LE RADICI

Giovanni XXIII nacque al numero 42 della frazione Brusicco di Sotto il Monte, in provincia di Bergamo, il 25 novembre 1881 alle dieci e un quarto del mattino, primo figlio maschio, dopo tre bambine (in tutto saranno tredici i fratelli Roncalli), di Giovanni Battista Roncalli e di Marianna Mazzola. Come d’uso, il neonato venne battezzato nella vicina chiesa di Santa Maria il giorno stesso, alla sera dopo l’Ave Maria, dal parroco don Francesco Rebuzzini, ricevendo il nome di Angelo Giuseppe.

Il padrino, l’anziano prozio Zaverio, appena levato il piccolo Angelo Giuseppe dal fonte battesimale lo consacrò al Sacro Cuore, affinché crescesse sotto la sua protezione.
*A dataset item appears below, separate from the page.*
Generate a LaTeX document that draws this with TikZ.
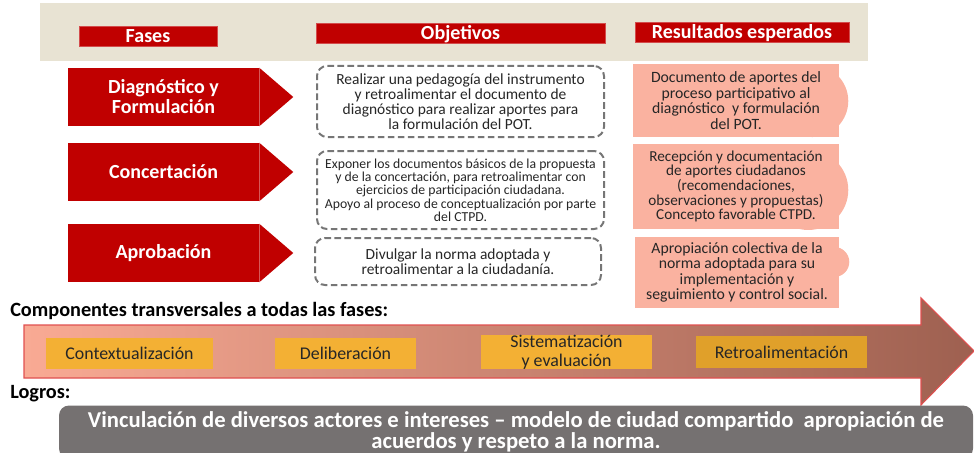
\documentclass[tikz,border=0pt]{standalone}
\usepackage{fontspec}
\setmainfont{Carlito}
\usepackage{tikz}
\usetikzlibrary{positioning,calc,backgrounds}
\usepackage{xcolor}
\definecolor{faseRed}{RGB}{192,0,0}
\definecolor{bandBeige}{RGB}{232,227,211}
\definecolor{resSalmon}{RGB}{250,178,160}
\definecolor{objGray}{RGB}{118,118,118}
\definecolor{compYellow}{RGB}{243,176,52}
\definecolor{compYellowDark}{RGB}{224,160,42}
\definecolor{logroGray}{RGB}{117,113,113}
\definecolor{arrowLeft}{RGB}{249,170,148}
\definecolor{arrowRight}{RGB}{158,96,80}
\definecolor{arrowEdge}{RGB}{224,80,80}
\definecolor{textDark}{RGB}{38,38,38}

\begin{document}
\begin{tikzpicture}[
		x=0.75pt, y=-0.75pt,
		header/.style={rectangle, fill=faseRed, draw=faseRed!70, text=white, inner sep=0pt,
				minimum height=15pt, text height=11pt, text depth=0.5pt,
				font=\bfseries\fontsize{15}{15}\selectfont},
		fase/.style={rectangle, fill=faseRed, text=white, inner sep=0pt, align=center,
				minimum width=143.25pt, minimum height=43.5pt,
				font=\bfseries\fontsize{15}{15}\selectfont},
		objbox/.style={rectangle, draw=objGray, line width=1.5pt, dash pattern=on 5pt off 2.5pt,
				rounded corners=7.5pt, minimum width=215.25pt, align=center, inner sep=0pt,
				text=textDark, font=\fontsize{11.6}{11.25}\selectfont},
		resbox/.style={rectangle, fill=resSalmon, minimum width=154.5pt, align=center, inner sep=0pt,
				text=textDark, font=\fontsize{11.8}{11.6}\selectfont},
		comp/.style={rectangle, fill=compYellow, minimum width=125.25pt, minimum height=23.25pt,
				align=center, inner sep=0pt, text=textDark, font=\fontsize{13.4}{14}\selectfont},
		lbl/.style={anchor=west, inner sep=0pt, font=\bfseries\fontsize{15.2}{16}\selectfont},
		]
		\useasboundingbox (0,0) rectangle (974,453);

		% Header band
		\fill[bandBeige] (40,3) rectangle (868,61);
		\node[header, minimum width=103.5pt] (hfases) at (148,36) {Fases};
		\node[header, minimum width=216.75pt] (hobj) at (460.5,33) {Objetivos};
		\node[header, minimum width=160.5pt] (hres) at (742,32) {Resultados esperados};

		% Fases
		\node[fase] (diag) at (163.5,97) {Diagnóstico y\\Formulación};
		\node[fase] (conc) at (163.5,172) {Concertación};
		\node[fase] (apro) at (163.5,253) {Aprobación};
		\foreach \f in {diag,conc,apro}
			\fill[faseRed] (\f.north east) -- ($(\f.east)+(34,0)$) -- (\f.south east) -- cycle;

		% Objetivos
		\node[objbox, minimum height=53.25pt] (obj1) at (460.5,101.5)
			{Realizar una pedagogía del instrumento\\y retroalimentar el documento de\\diagnóstico para realizar aportes para\\la formulación del POT.};
		\node[objbox, minimum height=58.5pt, font=\fontsize{10.3}{10}\selectfont] (obj2) at (460.5,190)
			{Exponer los documentos básicos de la propuesta\\y de la concertación, para retroalimentar con\\ejercicios de participación ciudadana.\\Apoyo al proceso de conceptualización por parte\\del CTPD.};
		\node[objbox, minimum width=214.5pt, minimum height=35.25pt] (obj3) at (458,261.5)
			{Divulgar la norma adoptada y\\retroalimentar a la ciudadanía.};

		% Resultados esperados
		\node[resbox, minimum height=54.75pt] (res1) at (736,100.5)
			{Documento de aportes del\\proceso participativo al\\diagnóstico \ y formulación\\del POT.};
		\node[resbox, minimum height=63.75pt, font=\fontsize{11.4}{11}\selectfont] (res2) at (736,186.5)
			{Recepción y documentación\\de aportes ciudadanos\\(recomendaciones,\\observaciones y propuestas)\\Concepto favorable CTPD.};
		\node[resbox, minimum width=153pt, minimum height=53.25pt] (res3) at (737,272.5)
			{Apropiación colectiva de la\\norma adoptada para su\\implementación y\\seguimiento y control social.};
		\begin{scope}[on background layer]
			\fill[resSalmon] ([xshift=-20.25pt, yshift=-0.4pt]res1.east) circle[radius=27pt];
			\fill[resSalmon] ([xshift=-23.25pt, yshift=-2.6pt]res2.east) circle[radius=30pt];
			\fill[resSalmon] ([xshift=-3.75pt, yshift=7.9pt]res3.east) circle[radius=11.25pt];
		\end{scope}

		% Componentes transversales
		\node[lbl] (ltrans) at (10,311) {Componentes transversales a todas las fases:};
		\shade[left color=arrowLeft, right color=arrowRight, draw=arrowEdge, line width=0.8pt]
			(24,325) -- (921,325) -- (921,298) -- (974,351) -- (921,405) -- (921,378) -- (24,378) -- cycle;
		\node[comp] (ctx) at (129.5,353.5) {Contextualización};
		\node[comp, minimum width=105.75pt] (delib) at (345.5,353.5) {Deliberación};
		\node[comp, minimum width=128.25pt, minimum height=25.5pt] (sist) at (566.5,352) {Sistematización\\y evaluación};
		\node[comp, minimum width=128.25pt, minimum height=24pt, fill=compYellowDark] (retro) at (781.5,352) {Retroalimentación};

		% Logros
		\node[lbl] (llogros) at (10,394) {Logros:};
		\node[rectangle, fill=logroGray, rounded corners=7.5pt, minimum width=685.5pt, minimum height=39.75pt,
			inner sep=0pt, align=center, text=white, font=\bfseries\fontsize{17}{15.4}\selectfont] (logro) at (516,432)
			{Vinculación de diversos actores e intereses -- modelo de ciudad compartido \ apropiación de\\acuerdos y respeto a la norma.};
	\end{tikzpicture}
\end{document}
Zaverio Roncalli, il primo dei sette zii di papà Battista, era un uomo molto pio, che, non essendosi sposato, era rimasto nella casa paterna, assumendosi il compito di educare religiosamente e di istruire alle pratiche di pietà i numerosi nipoti; l’edificante esempio di questo uomo semplice, ma “piissimo, devotissimo e istruito la sua parte nelle cose di Dio e della religione”, come lo definì anni dopo il futuro Giovanni XXIII, fu fondamentale per il piccolo Angelo Giuseppe, che conservò per tutta la vita un ricordo commosso e riconoscente per le cure e le sollecitudini prestategli dall’anziano prozio.

Visse con la famiglia i primi anni dell’infanzia in poche stanze di un cascinale in pietra e legno denominato Palazzo per l’ampiezza; la sua era una famiglia di fittavoli e di mezzadri, gente seria e profondamente cristiana, che lavorava i campi di proprietà dei conti Morlani di Bergamo. I suoi genitori erano contadini, ma non analfabeti e il padre era impegnato attivamente nella vita pubblica: fu presidente della fabbriceria locale, consigliere comunale, assessore e giudice di pace.

Nel 1893 la sua famiglia, di cui facevano parte, oltre i fratelli e il prozio, il nonno Angelo e altri parenti, dovette traslocare per mancanza di spazio e si trasferì in una cascina vicina, la Colombera, di proprietà dei conti Morlani; nel 1919 i familiari, a costo di gravi sacrifici, la compreranno insieme alla terra che già lavoravano a mezzadria.

In questi luoghi il piccolo Angelo trascorse gli anni dell’infanzia, in una quotidianità caratterizzata dal duro lavoro per tutti, poiché nella società rurale il lavoro era l’unica fonte di sussistenza e ognuno doveva lavorare dando il proprio contributo, a seconda dell’età e della forza, per far quadrare il misero bilancio familiare: bastava un andamento anomalo delle stagioni, l’alternarsi negativo del mercato tessile o anche solo una malattia, perché la popolazione contadina, gravata da imposte e fitti onerosi, passasse da povera a poverissima e fosse costretta all’accattonaggio.